TASK DESCRIPTION :: Start at the line where "Output the Python" appears and end at the line where "import plotly.graph_objects as go" appears; repeat those lines exactly, both ends included, leaving pictures behind.

INFORMATION SHOWN ::

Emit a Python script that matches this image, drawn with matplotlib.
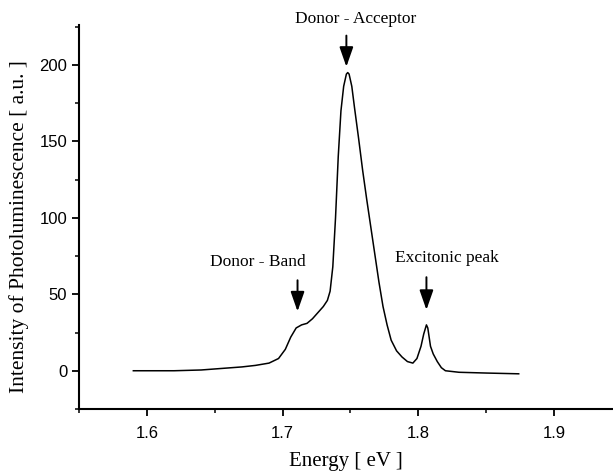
import matplotlib
matplotlib.use('Agg')
import matplotlib.pyplot as plt
from matplotlib.ticker import MultipleLocator

# photoluminescence spectrum
energy = [1.590, 1.620, 1.640, 1.655, 1.670, 1.680, 1.690, 1.697, 1.702, 1.706,
          1.710, 1.714, 1.718, 1.722, 1.726, 1.730, 1.733, 1.735, 1.737, 1.739,
          1.741, 1.743, 1.745, 1.747, 1.748, 1.749, 1.751, 1.753, 1.756, 1.759,
          1.762, 1.765, 1.768, 1.771, 1.774, 1.777, 1.780, 1.784, 1.788, 1.792,
          1.796, 1.799, 1.802, 1.804, 1.806, 1.807, 1.809, 1.811, 1.814, 1.817,
          1.820, 1.830, 1.850, 1.874]
intensity = [0, 0, 0.5, 1.5, 2.5, 3.5, 5, 8, 14, 22,
             28, 30, 31, 34, 38, 42, 46, 52, 68, 100,
             140, 170, 186, 194, 195, 194, 186, 172, 152, 131,
             112, 94, 76, 58, 42, 30, 20, 13, 9, 6,
             5, 8, 16, 24, 30, 28, 16, 11, 6, 2,
             0, -1, -1.5, -2]

# labels: (text, arrow x, arrow top, arrow tip, text x, text y)
peak_names = ['Donor - Band', 'Donor - Acceptor', 'Excitonic peak']
peak_x = [1.711, 1.747, 1.806]
arrow_top = [61, 221, 63]
arrow_tip = [37, 197, 38]
label_x = [1.682, 1.754, 1.821]
label_y = [71, 230, 74]

serif = ['Liberation Serif', 'DejaVu Serif']
sans = ['Liberation Sans Narrow', 'Liberation Sans', 'DejaVu Sans']

fig = plt.figure(figsize=(6.13, 4.75), dpi=100)
ax = fig.add_axes([0.129, 0.139, 0.871, 0.808])

ax.plot(energy, intensity, color='black', lw=1.1)

for name, px, top, tip, tx, ty in zip(peak_names, peak_x, arrow_top, arrow_tip, label_x, label_y):
    ax.annotate('', xy=(px, tip), xytext=(px, top),
                arrowprops=dict(arrowstyle='-|>,head_length=1.0,head_width=0.35',
                                mutation_scale=12, color='black', lw=1.4))
    ax.text(tx, ty, name, ha='center', va='center', fontsize=12.5, family=serif)

ax.set_xlim(1.55, 1.9435)
ax.set_ylim(-25, 226)
ax.xaxis.set_major_locator(MultipleLocator(0.1))
ax.xaxis.set_minor_locator(MultipleLocator(0.05))
ax.yaxis.set_major_locator(MultipleLocator(50))
ax.yaxis.set_minor_locator(MultipleLocator(25))

for s in ['top', 'right']:
    ax.spines[s].set_visible(False)
for s in ['left', 'bottom']:
    ax.spines[s].set_linewidth(1.5)

ax.tick_params(which='major', length=5, width=1.3, direction='out', labelsize=12)
ax.tick_params(axis='x', which='major', pad=7)
ax.tick_params(which='minor', length=3, width=1.1, direction='out')
for lab in ax.get_xticklabels() + ax.get_yticklabels():
    lab.set_family(sans)

ax.set_xlabel('Energy [ eV ]', fontsize=15, family=serif, labelpad=8)
ax.set_ylabel('Intensity of Photoluminescence [ a.u. ]', fontsize=15.5, family=serif)
ax.yaxis.set_label_coords(-0.093, 0.475)

fig.savefig('out.png', dpi=100)
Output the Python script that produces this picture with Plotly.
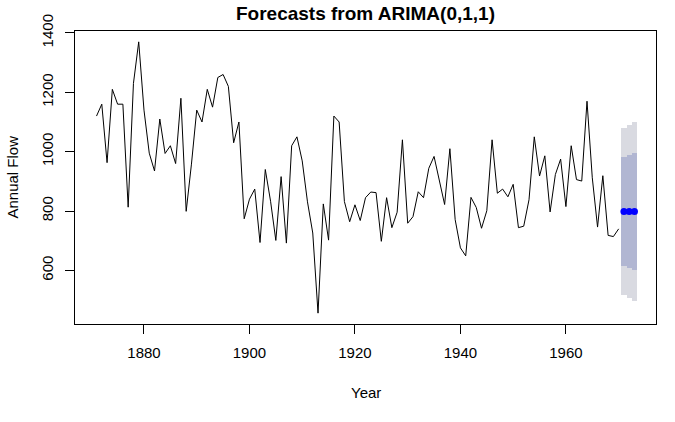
import plotly.graph_objects as go

years = list(range(1871, 1971))
flow = [1120, 1160, 963, 1210, 1160, 1160, 813, 1230, 1370, 1140, 995, 935, 1110, 994, 1020,
        960, 1180, 799, 958, 1140, 1100, 1210, 1150, 1250, 1260, 1220, 1030, 1100, 774, 840,
        874, 694, 940, 833, 701, 916, 692, 1020, 1050, 969, 831, 726, 456, 824, 702, 1120,
        1100, 832, 764, 821, 768, 845, 864, 862, 698, 845, 744, 796, 1040, 759, 781, 865,
        845, 944, 984, 897, 822, 1010, 771, 676, 649, 846, 812, 742, 801, 1040, 860, 874,
        848, 890, 744, 749, 838, 1050, 918, 986, 797, 923, 975, 815, 1020, 906, 901, 1170,
        912, 746, 919, 718, 714, 740]

fc_years = [1971, 1972, 1973]
fc_mean = [798.4, 798.4, 798.4]
lo80 = [614.5, 608.1, 601.8]
hi80 = [982.3, 988.7, 995.0]
lo95 = [517.1, 507.3, 497.7]
hi95 = [1079.7, 1089.5, 1099.1]

xticks = [1880, 1900, 1920, 1940, 1960]
yticks = [600, 800, 1000, 1200, 1400]

fig = go.Figure()
fig.add_trace(go.Bar(x=fc_years, y=[h - l for h, l in zip(hi95, lo95)], base=lo95, width=1,
                     marker=dict(color="#D9DAE1", line=dict(width=0)), showlegend=False))
fig.add_trace(go.Bar(x=fc_years, y=[h - l for h, l in zip(hi80, lo80)], base=lo80, width=1,
                     marker=dict(color="#B1B6D2", line=dict(width=0)), showlegend=False))
fig.add_trace(go.Scatter(x=years, y=flow, mode="lines", line=dict(color="black", width=1),
                         showlegend=False))
fig.add_trace(go.Scatter(x=fc_years, y=fc_mean, mode="markers",
                         marker=dict(color="#0000FF", size=7), showlegend=False))

font = "Liberation Sans, Arial, sans-serif"
W, H = 675, 422
fig.update_layout(
    width=W, height=H,
    margin=dict(l=75, r=19, t=31, b=98),
    paper_bgcolor="white", plot_bgcolor="white",
    barmode="overlay", bargap=0,
    font=dict(family=font, size=15, color="black"),
    title=dict(text="<b>Forecasts from ARIMA(0,1,1)</b>", x=0.5, xref="paper",
               xanchor="center",
               y=1 - 13.5 / H, yref="container", yanchor="middle",
               font=dict(family=font, size=19, color="black")),
    xaxis=dict(range=[1866.92, 1977.08], tickvals=xticks, ticks="outside", ticklen=9,
               showline=True, mirror=True, linecolor="black", linewidth=1,
               showgrid=False, zeroline=False, tickcolor="black", tickfont=dict(size=15),
               ticklabelstandoff=6),
    yaxis=dict(range=[419.44, 1406.56], tickvals=yticks, ticks="outside", ticklen=9,
               tickangle=-90, showline=True, mirror=True, linecolor="black", linewidth=1,
               showgrid=False, zeroline=False, tickcolor="black", tickfont=dict(size=15),
               ticklabelstandoff=6),
    annotations=[
        dict(text="Year", x=0.5, xref="paper", y=0, yref="paper", yanchor="middle",
             yshift=-68, showarrow=False, font=dict(size=15)),
        dict(text="Annual Flow", x=0, xref="paper", xanchor="center", xshift=-63,
             y=0.5, yref="paper", textangle=-90, showarrow=False, font=dict(size=15)),
    ],
)

fig.write_html("out.html", config={"displayModeBar": False},
               post_script="document.body.style.margin='0';")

WORKED ANSWER ::
Output the Python script that produces this picture with Plotly.
import plotly.graph_objects as go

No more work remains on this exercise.